__Required task__
Take the lines from the head of the listing through the one bearing "y_ticks = [18, 112, 206, 300]" and copy them exactly, leaving every picture out.

__Dataset extract__
## START

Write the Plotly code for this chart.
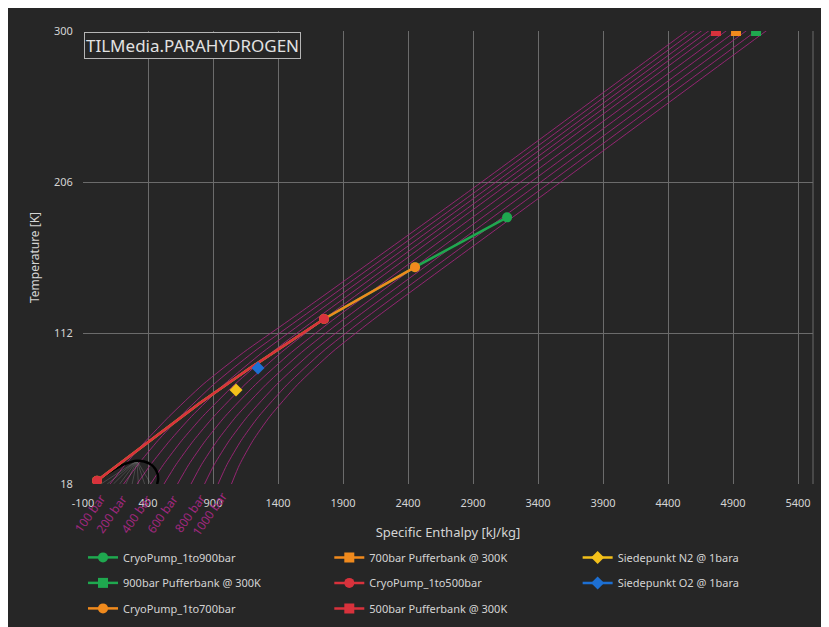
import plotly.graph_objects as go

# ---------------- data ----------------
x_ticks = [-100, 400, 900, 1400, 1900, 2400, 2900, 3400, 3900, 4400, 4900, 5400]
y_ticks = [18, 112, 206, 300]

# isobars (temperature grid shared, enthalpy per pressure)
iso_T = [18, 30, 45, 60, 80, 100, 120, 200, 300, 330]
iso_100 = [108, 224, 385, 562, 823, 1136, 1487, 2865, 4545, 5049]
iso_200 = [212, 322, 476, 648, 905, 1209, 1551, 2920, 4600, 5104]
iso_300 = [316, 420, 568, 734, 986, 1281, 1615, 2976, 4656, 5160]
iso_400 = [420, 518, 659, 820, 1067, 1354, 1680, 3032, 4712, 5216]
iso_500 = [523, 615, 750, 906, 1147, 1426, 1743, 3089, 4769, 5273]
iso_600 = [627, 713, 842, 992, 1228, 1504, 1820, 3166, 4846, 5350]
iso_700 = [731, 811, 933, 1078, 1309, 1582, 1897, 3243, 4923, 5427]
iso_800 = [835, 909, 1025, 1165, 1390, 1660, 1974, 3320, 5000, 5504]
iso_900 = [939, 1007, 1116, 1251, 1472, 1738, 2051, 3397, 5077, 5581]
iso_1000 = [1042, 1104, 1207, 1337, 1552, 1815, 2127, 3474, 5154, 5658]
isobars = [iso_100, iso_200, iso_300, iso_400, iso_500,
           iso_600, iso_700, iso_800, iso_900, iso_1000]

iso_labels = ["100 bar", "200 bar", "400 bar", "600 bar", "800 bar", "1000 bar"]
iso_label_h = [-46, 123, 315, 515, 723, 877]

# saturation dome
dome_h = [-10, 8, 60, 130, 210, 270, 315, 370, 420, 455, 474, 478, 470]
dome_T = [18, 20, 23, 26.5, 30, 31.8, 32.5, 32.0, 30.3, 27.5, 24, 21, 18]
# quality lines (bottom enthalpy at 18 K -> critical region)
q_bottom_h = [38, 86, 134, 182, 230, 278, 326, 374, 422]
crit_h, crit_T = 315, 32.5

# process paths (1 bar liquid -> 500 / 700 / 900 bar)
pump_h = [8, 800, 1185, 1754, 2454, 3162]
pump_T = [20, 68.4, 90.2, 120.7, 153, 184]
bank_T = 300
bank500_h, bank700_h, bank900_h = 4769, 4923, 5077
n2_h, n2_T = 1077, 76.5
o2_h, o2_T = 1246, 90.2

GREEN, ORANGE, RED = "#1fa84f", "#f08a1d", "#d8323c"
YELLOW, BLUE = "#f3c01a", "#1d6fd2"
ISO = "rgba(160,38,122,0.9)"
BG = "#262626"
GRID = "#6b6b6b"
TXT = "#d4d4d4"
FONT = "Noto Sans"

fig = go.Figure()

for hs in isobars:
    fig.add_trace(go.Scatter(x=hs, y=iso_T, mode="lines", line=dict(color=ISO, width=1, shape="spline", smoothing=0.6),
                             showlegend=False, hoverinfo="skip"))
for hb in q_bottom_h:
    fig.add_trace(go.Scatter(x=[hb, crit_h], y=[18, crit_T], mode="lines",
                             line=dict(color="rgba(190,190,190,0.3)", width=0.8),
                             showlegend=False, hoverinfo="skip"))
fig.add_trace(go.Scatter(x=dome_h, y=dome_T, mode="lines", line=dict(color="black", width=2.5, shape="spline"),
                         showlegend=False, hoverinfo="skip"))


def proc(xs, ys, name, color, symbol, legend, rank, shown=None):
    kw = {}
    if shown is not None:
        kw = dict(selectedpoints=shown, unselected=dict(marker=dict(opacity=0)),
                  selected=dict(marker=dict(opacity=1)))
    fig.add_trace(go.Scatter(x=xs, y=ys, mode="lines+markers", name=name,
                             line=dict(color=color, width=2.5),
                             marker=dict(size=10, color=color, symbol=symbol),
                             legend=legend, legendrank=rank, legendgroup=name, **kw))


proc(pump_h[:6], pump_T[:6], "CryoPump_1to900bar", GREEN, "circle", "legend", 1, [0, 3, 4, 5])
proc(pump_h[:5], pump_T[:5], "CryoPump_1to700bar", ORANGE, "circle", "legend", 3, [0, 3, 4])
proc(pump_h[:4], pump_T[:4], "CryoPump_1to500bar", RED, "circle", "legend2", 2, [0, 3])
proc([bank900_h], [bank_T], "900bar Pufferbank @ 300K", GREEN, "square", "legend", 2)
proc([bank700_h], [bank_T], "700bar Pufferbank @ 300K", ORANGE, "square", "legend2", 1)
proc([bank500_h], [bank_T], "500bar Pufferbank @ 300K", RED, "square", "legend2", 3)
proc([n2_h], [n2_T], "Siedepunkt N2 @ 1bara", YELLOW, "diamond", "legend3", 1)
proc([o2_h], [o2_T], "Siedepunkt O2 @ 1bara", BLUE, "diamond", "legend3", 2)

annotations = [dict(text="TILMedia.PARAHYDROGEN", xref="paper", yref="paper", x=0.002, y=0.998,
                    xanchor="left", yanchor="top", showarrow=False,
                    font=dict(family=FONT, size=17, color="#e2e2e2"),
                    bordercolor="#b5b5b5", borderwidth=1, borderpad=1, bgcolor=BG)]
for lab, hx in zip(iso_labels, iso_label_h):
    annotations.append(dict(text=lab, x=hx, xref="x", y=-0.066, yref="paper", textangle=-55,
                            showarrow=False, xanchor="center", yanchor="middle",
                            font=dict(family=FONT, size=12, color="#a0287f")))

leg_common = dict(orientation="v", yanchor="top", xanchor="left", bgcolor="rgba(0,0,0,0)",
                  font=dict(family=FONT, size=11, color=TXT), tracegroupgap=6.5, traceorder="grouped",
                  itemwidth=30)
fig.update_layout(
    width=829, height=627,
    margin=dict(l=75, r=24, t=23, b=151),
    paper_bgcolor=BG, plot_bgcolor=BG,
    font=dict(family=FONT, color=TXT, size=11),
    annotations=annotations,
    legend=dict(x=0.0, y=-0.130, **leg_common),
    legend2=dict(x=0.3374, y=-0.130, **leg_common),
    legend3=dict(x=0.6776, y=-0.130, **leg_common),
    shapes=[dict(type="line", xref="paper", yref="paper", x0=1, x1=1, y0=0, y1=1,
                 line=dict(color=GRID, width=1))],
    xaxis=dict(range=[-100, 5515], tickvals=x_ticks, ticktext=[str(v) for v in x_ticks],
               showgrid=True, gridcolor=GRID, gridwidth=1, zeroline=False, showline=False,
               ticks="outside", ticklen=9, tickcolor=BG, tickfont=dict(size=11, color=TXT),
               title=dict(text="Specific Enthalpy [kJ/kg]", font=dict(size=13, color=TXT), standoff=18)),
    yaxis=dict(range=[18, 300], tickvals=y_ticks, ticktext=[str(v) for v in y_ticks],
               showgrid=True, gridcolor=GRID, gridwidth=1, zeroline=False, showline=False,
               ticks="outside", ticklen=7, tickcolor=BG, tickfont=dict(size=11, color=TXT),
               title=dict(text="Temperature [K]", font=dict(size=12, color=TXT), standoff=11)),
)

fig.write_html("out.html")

## END

__Reply__
Write the Plotly code for this chart.
import plotly.graph_objects as go

# ---------------- data ----------------
x_ticks = [-100, 400, 900, 1400, 1900, 2400, 2900, 3400, 3900, 4400, 4900, 5400]
y_ticks = [18, 112, 206, 300]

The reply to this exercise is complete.